### Do this
Reproduce the entries shown below only from the line with "Convert this diagram to TikZ code." down to the line with "(0,0) rectangle (800,657);", keeping both end lines and copying each one exactly.

§

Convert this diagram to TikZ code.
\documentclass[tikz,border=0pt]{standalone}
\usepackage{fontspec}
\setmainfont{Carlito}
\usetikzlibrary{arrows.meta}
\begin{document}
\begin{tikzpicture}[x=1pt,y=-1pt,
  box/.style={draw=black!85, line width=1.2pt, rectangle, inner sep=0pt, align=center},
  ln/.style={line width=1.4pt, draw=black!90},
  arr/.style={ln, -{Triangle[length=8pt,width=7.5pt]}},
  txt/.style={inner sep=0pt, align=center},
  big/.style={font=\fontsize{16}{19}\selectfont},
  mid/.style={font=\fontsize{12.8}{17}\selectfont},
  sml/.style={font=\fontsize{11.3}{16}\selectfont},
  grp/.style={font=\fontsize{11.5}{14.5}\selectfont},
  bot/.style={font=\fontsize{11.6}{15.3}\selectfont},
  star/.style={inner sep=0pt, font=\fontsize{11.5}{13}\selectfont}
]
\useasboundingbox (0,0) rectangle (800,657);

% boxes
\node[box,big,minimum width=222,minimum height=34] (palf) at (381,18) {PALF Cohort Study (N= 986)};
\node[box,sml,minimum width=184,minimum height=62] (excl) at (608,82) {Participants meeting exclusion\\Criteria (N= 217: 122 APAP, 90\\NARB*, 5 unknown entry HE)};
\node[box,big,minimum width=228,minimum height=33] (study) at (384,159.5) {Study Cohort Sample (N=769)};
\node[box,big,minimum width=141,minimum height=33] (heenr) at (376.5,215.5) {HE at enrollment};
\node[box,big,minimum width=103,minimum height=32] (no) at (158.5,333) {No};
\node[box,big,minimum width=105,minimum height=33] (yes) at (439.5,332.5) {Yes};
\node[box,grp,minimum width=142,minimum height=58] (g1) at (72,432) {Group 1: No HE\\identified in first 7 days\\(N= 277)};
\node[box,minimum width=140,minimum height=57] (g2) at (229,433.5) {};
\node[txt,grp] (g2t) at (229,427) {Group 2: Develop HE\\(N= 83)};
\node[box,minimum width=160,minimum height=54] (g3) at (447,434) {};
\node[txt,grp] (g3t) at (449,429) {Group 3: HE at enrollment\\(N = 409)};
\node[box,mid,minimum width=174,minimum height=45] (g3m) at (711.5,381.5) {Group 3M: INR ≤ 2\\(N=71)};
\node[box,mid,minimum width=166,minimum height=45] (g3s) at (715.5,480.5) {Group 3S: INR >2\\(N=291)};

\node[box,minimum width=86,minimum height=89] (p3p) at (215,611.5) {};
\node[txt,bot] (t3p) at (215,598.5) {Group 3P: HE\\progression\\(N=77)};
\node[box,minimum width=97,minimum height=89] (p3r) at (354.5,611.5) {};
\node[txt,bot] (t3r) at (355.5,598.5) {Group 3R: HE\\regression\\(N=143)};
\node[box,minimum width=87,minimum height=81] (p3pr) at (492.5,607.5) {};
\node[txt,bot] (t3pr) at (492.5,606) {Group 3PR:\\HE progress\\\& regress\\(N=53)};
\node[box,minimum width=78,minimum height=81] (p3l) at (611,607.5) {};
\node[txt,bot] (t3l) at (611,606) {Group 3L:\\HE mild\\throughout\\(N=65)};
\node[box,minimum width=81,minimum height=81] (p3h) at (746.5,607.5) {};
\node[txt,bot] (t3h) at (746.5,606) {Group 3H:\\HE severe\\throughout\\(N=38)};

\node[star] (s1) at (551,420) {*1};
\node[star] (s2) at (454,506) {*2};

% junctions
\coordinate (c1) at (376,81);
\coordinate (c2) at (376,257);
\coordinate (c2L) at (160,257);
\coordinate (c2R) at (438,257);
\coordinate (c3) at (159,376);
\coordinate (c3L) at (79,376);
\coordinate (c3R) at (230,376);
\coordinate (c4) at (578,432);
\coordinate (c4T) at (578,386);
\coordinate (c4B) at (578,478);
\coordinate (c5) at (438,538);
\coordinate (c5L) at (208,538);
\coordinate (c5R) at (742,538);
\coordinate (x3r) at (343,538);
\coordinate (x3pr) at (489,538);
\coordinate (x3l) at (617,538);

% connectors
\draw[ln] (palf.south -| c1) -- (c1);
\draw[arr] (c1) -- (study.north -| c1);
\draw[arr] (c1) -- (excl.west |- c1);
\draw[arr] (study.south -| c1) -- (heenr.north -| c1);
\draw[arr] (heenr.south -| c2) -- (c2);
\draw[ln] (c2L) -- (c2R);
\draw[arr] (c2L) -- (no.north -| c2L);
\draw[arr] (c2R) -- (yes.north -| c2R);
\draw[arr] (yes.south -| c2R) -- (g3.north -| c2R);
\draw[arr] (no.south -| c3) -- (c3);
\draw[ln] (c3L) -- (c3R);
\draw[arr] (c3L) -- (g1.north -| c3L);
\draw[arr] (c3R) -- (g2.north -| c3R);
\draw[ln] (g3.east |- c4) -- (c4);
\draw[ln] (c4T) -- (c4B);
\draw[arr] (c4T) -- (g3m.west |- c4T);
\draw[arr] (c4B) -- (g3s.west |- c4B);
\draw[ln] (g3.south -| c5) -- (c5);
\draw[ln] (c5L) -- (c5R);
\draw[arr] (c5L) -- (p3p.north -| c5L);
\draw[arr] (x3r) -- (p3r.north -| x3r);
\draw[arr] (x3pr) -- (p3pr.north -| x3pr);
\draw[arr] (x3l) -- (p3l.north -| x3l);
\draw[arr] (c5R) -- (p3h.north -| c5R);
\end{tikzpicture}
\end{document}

§

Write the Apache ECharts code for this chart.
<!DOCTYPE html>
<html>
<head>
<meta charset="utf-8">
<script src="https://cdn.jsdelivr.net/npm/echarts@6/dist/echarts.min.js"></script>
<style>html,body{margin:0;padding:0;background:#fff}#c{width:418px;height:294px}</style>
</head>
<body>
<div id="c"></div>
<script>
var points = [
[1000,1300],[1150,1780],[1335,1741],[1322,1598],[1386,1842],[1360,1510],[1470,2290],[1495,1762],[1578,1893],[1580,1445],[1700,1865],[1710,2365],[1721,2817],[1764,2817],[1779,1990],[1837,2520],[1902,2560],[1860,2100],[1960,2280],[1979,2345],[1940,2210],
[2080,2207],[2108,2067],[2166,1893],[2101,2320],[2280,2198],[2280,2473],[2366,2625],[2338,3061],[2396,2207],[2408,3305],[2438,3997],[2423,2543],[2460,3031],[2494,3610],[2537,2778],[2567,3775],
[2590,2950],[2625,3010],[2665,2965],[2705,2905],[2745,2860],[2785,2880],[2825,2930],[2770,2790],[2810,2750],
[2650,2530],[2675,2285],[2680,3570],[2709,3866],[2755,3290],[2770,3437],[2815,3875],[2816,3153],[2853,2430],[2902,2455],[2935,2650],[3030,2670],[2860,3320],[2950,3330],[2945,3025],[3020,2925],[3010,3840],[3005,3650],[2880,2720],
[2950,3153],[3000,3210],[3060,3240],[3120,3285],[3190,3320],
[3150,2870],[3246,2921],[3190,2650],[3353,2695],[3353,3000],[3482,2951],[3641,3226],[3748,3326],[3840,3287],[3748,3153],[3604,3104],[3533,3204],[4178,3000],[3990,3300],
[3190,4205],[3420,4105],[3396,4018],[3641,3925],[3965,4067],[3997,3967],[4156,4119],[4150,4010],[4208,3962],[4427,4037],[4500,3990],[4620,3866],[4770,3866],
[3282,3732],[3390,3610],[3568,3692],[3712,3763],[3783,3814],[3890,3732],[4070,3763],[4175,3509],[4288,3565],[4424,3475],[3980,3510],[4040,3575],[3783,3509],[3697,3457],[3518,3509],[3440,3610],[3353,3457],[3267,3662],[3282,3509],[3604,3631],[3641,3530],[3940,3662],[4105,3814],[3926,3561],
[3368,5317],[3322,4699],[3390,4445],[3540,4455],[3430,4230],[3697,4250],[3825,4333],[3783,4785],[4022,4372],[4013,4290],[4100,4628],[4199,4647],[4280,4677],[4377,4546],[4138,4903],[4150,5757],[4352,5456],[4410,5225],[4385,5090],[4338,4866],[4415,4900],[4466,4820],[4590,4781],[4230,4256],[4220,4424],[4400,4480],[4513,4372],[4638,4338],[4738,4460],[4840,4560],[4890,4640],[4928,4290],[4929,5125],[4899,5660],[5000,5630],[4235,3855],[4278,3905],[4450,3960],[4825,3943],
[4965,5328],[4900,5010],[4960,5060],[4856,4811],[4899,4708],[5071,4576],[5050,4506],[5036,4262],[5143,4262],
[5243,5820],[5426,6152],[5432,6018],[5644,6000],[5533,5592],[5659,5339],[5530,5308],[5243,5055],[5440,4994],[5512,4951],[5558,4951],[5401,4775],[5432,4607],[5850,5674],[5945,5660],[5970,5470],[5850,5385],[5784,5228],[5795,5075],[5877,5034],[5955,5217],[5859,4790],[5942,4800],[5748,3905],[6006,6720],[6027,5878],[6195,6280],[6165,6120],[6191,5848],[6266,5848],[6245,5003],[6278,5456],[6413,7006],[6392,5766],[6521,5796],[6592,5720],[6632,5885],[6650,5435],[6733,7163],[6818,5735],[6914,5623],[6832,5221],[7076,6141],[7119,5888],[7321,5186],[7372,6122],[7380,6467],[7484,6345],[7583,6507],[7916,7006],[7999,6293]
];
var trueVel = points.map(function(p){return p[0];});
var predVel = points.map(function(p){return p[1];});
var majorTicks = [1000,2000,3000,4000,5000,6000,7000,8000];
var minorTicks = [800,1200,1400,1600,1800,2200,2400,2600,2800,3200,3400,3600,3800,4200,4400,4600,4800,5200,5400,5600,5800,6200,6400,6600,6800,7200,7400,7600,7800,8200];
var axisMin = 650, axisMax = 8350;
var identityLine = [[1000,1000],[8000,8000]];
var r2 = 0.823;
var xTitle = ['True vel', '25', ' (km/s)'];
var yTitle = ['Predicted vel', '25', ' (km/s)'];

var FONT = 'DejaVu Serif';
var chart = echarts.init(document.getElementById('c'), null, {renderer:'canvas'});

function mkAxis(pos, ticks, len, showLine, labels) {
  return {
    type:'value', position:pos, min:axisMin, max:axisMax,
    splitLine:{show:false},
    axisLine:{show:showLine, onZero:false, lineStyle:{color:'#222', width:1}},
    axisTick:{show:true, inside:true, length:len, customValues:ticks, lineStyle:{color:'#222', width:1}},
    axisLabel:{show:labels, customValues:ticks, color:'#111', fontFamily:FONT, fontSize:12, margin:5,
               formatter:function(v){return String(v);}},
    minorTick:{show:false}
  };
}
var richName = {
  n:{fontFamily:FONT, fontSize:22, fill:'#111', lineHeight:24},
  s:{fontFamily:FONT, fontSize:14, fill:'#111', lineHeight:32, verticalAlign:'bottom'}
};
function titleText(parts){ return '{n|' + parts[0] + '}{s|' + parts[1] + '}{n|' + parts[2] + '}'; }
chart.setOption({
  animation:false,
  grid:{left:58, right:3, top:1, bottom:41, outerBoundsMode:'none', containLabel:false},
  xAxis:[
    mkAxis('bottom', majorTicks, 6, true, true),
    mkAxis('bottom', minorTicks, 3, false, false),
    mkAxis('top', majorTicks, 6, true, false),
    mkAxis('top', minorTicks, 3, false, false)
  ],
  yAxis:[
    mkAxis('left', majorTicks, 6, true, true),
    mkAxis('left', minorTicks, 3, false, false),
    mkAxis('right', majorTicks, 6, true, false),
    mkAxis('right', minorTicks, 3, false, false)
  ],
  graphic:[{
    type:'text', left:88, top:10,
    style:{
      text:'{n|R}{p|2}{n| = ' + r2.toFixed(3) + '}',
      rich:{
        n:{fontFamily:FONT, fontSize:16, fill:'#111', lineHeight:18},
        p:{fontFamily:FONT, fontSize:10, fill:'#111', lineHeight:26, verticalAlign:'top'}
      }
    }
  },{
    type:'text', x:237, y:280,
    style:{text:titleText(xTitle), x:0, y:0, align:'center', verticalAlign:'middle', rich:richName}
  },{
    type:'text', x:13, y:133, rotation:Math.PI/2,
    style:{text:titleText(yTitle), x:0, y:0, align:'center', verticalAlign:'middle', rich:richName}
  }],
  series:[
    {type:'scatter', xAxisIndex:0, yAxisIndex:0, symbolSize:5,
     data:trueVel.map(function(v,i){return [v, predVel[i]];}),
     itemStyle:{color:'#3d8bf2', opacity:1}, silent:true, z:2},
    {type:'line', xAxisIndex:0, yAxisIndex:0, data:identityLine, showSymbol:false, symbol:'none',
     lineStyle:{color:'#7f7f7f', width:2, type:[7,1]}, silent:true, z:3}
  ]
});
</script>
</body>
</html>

§

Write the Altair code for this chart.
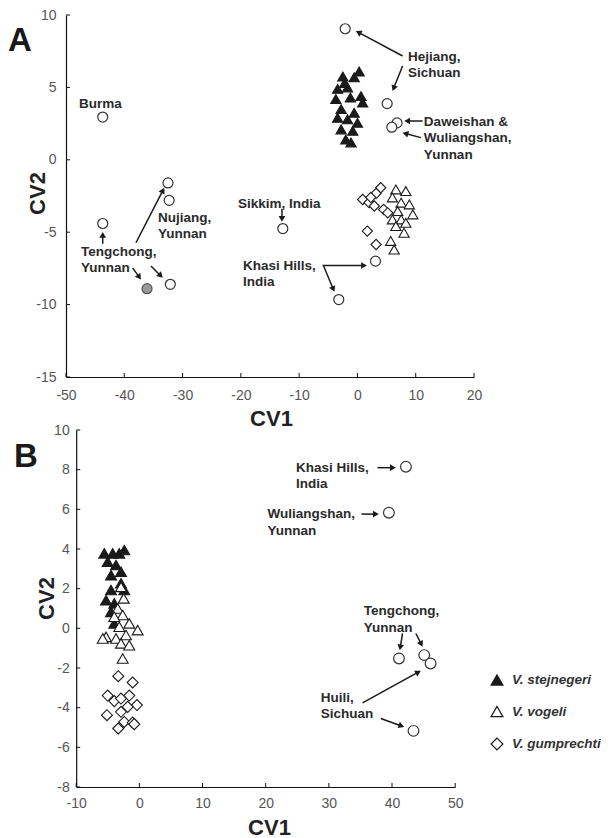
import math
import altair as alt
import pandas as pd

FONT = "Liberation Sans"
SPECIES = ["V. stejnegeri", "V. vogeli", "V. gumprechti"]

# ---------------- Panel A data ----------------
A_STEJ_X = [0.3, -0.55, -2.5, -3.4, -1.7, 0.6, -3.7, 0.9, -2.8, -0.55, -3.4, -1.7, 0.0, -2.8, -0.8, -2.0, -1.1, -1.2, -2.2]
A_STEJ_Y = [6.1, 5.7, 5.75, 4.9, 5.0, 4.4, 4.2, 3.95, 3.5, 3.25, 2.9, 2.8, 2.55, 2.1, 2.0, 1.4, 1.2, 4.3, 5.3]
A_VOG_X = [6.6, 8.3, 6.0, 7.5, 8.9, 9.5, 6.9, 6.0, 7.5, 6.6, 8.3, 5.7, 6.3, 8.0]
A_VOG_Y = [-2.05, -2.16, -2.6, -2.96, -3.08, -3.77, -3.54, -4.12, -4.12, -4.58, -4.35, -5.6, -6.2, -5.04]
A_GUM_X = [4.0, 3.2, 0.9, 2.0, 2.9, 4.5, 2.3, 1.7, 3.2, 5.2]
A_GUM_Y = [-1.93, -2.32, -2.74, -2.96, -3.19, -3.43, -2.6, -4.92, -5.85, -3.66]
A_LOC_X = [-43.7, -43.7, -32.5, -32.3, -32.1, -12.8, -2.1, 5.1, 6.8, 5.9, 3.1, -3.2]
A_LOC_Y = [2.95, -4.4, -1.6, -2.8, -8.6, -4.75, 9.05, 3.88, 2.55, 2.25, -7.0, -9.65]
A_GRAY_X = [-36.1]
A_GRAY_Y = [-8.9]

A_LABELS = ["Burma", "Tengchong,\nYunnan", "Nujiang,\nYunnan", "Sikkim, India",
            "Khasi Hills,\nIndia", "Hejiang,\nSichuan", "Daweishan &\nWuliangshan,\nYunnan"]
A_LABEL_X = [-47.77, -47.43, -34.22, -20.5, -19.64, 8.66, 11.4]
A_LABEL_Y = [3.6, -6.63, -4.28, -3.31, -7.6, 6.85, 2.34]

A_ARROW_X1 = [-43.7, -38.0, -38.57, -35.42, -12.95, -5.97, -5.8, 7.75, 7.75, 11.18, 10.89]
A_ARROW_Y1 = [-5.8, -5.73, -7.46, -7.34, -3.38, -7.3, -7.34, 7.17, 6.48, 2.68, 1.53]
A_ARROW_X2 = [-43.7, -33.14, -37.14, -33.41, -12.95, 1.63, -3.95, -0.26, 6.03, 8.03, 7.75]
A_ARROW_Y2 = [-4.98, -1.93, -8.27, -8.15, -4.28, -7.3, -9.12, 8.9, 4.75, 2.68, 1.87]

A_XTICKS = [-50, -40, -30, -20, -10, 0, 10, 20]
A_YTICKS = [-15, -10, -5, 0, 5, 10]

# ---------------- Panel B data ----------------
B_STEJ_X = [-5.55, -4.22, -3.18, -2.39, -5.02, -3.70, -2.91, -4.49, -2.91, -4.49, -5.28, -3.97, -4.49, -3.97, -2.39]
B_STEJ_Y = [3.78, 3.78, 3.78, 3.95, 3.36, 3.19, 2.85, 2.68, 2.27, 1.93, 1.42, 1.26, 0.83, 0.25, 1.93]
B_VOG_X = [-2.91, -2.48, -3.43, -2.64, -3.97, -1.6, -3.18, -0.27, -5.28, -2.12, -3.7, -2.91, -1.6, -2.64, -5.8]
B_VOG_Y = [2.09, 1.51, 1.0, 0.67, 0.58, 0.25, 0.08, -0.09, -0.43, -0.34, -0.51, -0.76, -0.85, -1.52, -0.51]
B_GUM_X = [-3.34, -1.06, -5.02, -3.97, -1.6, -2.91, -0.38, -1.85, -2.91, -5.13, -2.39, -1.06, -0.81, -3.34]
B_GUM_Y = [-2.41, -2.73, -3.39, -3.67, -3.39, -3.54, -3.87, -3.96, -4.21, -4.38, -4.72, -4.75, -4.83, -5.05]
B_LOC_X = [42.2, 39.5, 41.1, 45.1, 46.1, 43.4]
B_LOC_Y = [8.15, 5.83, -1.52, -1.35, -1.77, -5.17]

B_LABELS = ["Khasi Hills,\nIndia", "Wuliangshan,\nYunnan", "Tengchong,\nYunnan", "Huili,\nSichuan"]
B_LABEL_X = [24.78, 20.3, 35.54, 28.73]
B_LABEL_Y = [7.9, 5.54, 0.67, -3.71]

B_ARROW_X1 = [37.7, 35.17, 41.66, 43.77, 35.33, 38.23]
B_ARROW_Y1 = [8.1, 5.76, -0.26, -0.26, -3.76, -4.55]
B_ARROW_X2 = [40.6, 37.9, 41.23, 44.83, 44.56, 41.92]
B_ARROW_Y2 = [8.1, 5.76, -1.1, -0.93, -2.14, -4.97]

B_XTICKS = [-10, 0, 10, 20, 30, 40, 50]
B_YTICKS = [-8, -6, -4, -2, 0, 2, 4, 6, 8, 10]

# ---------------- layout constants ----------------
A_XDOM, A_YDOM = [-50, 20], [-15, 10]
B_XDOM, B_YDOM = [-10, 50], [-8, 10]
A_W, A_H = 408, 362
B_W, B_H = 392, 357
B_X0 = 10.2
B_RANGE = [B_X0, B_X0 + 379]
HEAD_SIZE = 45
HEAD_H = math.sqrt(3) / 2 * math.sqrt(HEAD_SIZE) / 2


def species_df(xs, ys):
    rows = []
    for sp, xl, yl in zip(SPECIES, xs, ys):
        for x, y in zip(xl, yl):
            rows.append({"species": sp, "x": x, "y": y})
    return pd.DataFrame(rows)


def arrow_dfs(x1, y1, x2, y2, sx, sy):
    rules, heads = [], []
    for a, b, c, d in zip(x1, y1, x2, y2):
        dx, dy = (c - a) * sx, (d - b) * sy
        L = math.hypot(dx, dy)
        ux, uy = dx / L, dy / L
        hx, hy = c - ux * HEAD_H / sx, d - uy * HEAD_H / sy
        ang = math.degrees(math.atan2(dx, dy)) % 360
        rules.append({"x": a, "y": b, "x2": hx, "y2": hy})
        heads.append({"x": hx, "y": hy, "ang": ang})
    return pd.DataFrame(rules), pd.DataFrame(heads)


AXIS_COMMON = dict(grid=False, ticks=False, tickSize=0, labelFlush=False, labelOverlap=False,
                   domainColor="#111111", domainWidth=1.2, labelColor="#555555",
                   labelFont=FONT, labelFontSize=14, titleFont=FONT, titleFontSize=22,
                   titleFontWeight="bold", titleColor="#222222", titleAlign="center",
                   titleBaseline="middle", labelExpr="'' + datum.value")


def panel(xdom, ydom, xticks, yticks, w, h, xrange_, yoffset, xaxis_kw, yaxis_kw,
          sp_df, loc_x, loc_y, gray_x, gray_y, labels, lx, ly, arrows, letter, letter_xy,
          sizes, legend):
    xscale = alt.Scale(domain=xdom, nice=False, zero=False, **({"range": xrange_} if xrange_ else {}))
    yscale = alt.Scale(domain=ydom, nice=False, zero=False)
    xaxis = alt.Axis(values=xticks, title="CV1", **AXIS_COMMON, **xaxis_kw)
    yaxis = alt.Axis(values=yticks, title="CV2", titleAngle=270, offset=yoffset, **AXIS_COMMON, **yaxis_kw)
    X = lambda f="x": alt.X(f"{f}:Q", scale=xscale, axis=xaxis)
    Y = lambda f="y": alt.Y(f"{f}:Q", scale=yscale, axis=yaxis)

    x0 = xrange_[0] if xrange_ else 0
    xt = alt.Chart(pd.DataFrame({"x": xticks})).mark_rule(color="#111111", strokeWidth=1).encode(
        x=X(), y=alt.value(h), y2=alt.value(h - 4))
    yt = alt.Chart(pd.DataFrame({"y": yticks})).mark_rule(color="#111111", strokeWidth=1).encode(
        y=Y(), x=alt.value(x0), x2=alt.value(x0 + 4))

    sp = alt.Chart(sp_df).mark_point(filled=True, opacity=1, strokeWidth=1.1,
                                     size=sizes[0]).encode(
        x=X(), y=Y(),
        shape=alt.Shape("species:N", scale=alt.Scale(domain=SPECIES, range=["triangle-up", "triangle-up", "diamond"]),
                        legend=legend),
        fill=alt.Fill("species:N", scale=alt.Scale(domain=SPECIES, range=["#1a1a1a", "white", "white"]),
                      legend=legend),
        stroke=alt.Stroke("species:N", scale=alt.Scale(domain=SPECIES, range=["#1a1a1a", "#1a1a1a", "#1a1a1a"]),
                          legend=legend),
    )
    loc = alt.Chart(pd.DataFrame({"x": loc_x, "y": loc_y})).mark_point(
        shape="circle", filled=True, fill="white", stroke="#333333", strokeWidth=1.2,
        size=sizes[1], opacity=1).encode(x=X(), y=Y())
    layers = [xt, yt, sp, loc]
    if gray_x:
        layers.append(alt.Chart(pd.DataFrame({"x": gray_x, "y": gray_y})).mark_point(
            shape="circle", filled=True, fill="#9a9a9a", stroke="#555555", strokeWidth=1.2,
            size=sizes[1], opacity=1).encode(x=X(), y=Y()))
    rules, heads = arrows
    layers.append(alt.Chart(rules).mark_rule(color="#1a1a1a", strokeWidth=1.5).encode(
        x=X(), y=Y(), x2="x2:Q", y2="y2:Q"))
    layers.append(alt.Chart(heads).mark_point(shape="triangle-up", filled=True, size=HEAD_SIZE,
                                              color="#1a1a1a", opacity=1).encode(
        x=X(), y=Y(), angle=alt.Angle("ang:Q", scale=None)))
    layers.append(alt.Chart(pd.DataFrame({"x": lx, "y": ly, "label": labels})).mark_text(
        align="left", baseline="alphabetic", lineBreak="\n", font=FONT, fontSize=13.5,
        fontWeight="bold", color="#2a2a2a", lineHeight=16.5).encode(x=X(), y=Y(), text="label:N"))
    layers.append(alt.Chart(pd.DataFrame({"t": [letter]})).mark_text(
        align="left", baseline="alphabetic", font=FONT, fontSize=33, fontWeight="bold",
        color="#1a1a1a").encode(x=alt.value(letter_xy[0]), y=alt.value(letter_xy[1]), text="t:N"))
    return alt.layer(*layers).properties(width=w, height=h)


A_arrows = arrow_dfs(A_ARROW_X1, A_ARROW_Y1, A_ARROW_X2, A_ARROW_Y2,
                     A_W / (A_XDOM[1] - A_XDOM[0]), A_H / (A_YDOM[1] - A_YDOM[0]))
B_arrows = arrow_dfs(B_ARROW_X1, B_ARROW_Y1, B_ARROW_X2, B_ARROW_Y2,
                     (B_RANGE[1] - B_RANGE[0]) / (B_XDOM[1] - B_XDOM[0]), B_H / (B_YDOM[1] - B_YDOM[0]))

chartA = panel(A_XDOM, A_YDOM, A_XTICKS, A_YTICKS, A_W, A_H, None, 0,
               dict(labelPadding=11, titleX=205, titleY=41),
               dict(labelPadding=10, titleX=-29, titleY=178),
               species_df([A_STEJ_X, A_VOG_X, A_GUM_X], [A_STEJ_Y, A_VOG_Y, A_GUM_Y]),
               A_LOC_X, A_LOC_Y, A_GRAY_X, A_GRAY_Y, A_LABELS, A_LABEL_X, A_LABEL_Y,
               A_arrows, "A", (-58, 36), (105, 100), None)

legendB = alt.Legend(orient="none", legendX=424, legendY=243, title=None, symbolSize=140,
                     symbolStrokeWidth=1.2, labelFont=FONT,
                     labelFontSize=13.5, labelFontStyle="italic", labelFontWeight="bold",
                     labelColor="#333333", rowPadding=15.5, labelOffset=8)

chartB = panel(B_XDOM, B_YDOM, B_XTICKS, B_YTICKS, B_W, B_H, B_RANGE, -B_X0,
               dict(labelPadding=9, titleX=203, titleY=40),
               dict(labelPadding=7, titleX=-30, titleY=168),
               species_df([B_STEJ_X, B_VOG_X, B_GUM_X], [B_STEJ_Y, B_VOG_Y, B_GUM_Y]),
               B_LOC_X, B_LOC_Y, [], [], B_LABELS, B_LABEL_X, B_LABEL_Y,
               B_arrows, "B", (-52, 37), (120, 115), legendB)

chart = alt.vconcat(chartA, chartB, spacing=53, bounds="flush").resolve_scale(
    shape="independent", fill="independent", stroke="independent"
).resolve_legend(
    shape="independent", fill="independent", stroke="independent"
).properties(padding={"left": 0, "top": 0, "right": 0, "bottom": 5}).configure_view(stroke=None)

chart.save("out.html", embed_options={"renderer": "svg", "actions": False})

§

### Result of the task
Convert this diagram to TikZ code.
\documentclass[tikz,border=0pt]{standalone}
\usepackage{fontspec}
\setmainfont{Carlito}
\usetikzlibrary{arrows.meta}
\begin{document}
\begin{tikzpicture}[x=1pt,y=-1pt,
  box/.style={draw=black!85, line width=1.2pt, rectangle, inner sep=0pt, align=center},
  ln/.style={line width=1.4pt, draw=black!90},
  arr/.style={ln, -{Triangle[length=8pt,width=7.5pt]}},
  txt/.style={inner sep=0pt, align=center},
  big/.style={font=\fontsize{16}{19}\selectfont},
  mid/.style={font=\fontsize{12.8}{17}\selectfont},
  sml/.style={font=\fontsize{11.3}{16}\selectfont},
  grp/.style={font=\fontsize{11.5}{14.5}\selectfont},
  bot/.style={font=\fontsize{11.6}{15.3}\selectfont},
  star/.style={inner sep=0pt, font=\fontsize{11.5}{13}\selectfont}
]
\useasboundingbox (0,0) rectangle (800,657);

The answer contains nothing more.